In East Beit Hanoun yesterday, still roughly 2 km from the eastern border with Israel, we are surveying the destruction of water wells and cisterns, along with their motors –noting that new motors or parts are not available in Gaza, and that the rubble those wells within 1km of the border to Israel cannot be cleared due to a very fear of Israeli shooting.
Alongside one of the hundreds of wells destroyed in Gaza, we see the Basiouni family re-building their flattened home. They are more fortunate than those over 4,000 whose homes were destroyed by Israeli bombing, intentionally-set explosions, and bulldozing.
The house being re-built is smaller than the original. But the fortune comes with the lovely stones, blocks of cement and tiles scaveged from demolished homes. Otherwise, to rebuild would be to import poor-quality, over-expensive, tunnel-delivered cement from Egypt, to build a shanty-style home of scrap metal and blocks, or to revert to building with mud, as some have in Gaza.
Aside from the obvious needs like cement, metals, glass, and wood, tiles are a luxury beyond imagination.
With 95% of Gaza’s industry destroyed by the siege and the Israeli massacre of Gaza, tile factories are among the reported 600 factories leveled by Israeli attacks. Thus tiles have become a rarity in Gaza. There is no cement to manufacture new tiles, and those that existed are mostly dust.
"We recovered these tiles from nearby structures. It’s all our extended families land. These tiles are old, strong. They are thick and good quality."

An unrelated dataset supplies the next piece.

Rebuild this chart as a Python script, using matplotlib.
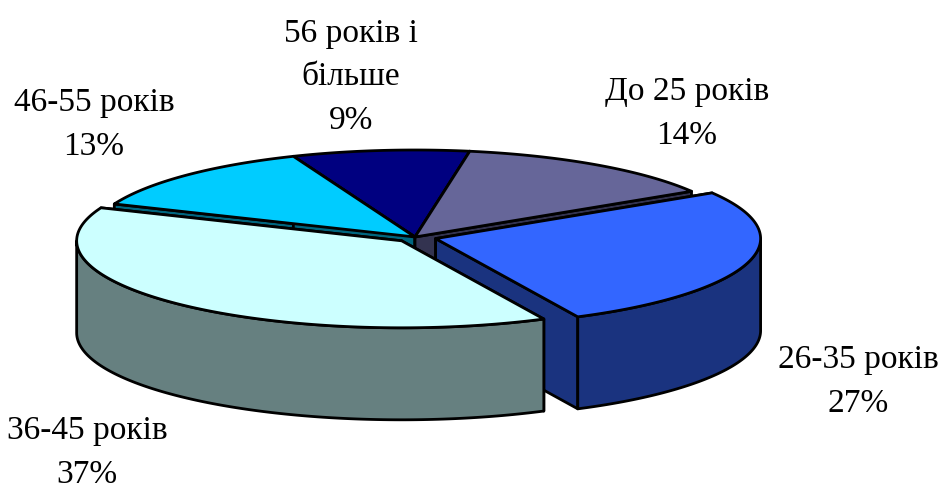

Bassiouni is smiling, because while most Palestinians continue to struggle to exist and continue under the harshest of conditions, he has the advantage of building supplies.
These relaties are so familiar to me now, seeing homeless Palestinians daily, seeing mocking shells of houses daily, that I am surprised when a sympathetic, educated and concerned friend outside of Palestine doesn’t realize rebuilding isn’t happening in Gaza.
"…it is shocking what you write," he said. "I did not know that concrete had to be smuggled in via tunnels. I assumed that the west somehow was involved in assuring some level of rebuilding of what has been demolished."
In another other region, yes this would be true.
But this is Gaza, and somehow Palestinians do not deserve the same justice and respect that another nation would.